NLP and ML with Snowpark Python and Streamlit for Sentiment Analysis

This Quickstart will demonstrate how you can perform Natural Language Processing (NLP) and ML within Snowflake using Snowpark Python and Streamlit. We'll use these tools to perform sentiment analysis with Snowpark (feature engineering, training, and prediction).

Prerequisites

Working knowledge of Python
Familiarity with Snowflake

What You'll Learn

Do NLP and ML on Snowflake using Snowpark
Load data into Snowflake
Transform your data using Snowpark DataFrame API
Train a scikit-learn model using Store Procedure inside Snowflake
Deploy a model using UDF Function
Inference with UDF Function
Use Streamlit with Snowpark

What You'll Need

A Snowflake Account with ACCOUNTADMIN role. If you don't have one, you can register for a free trial account
Git installed
Python 3.8 installed
Conda Installed
GitHub Account
VSCode Installed

What You'll Build

You will build an end-to-end Data Science workflow leveraging Snowpark for Python and Streamlit around the Sentiment Analysis use case.

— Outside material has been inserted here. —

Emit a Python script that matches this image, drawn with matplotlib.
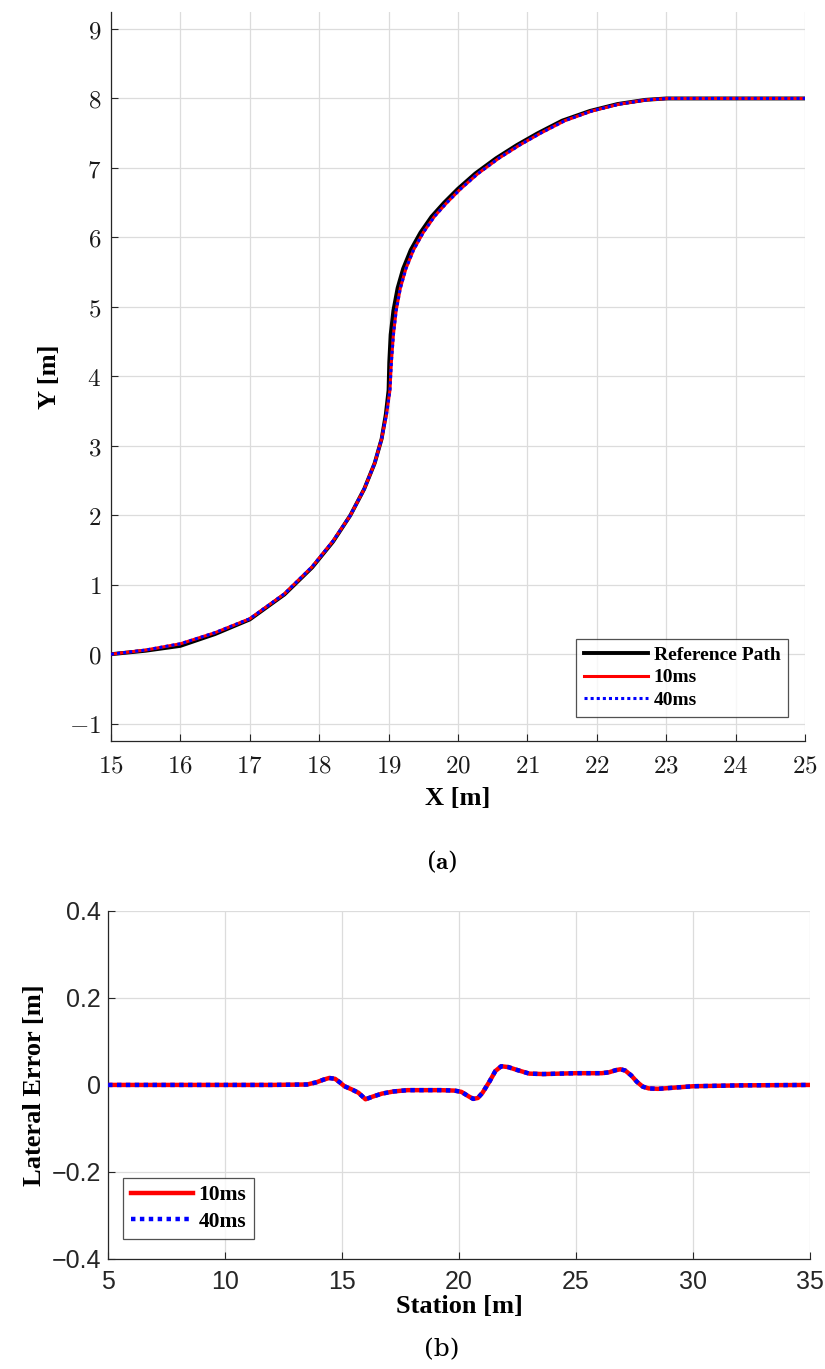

This section covers cloning of the GitHub repository and creating a Python 3.8 environment.

Clone GitHub repository

First, clone the source code for this repo to your local environment:

git clone https://github.com/Snowflake-Labs/snowpark-python-demos.git
cd snowpark_nlp_ml_demo/

Setup Python Environment

Create a conda environment. Let's name the environment nlp_ml_sentiment_analysis.

conda update conda
conda update python
conda env create -f ./snowpark-env/conda-env_nlp_ml_sentiment_analysis.yml  --force

Snowflake Credentials

Update the Snowflake connexion file: connection.json

{
    "account": "",
    "user": "",
    "password": "",
    "role": "ACCOUNTADMIN",
    "database": "IMDB",
    "schema": "PUBLIC",
    "warehouse": "DEMO_WH"
 }

Activate Python environment using conda

conda activate nlp_ml_sentiment_analysis

Run Streamlit App

cd streamlit
streamlit run Sentiment_Analysis_APP.py

[OPTIONAL] : Notebook

The full code of the use case is also available in this Notebook Sentiment_Analysis_NLP_with_Snowpark_ML.ipynb. Once the Setup is done (Create the Snowflake Objects and load the data) you can run all the Notebook.

cd notebook
jupyter notebook

Option 1 - Environment setup via the Streamlit App

Use the Streamlit App to setup Snowflake Objects

Puppy

Make sure you have this result:

Puppy

You can check directly with Snowsight that the data are available in Snowflake.

Puppy

Option 2 - Manually : with Snowsight

First, log into your Snowflake Account (Snowsight Web UI) using your credentials.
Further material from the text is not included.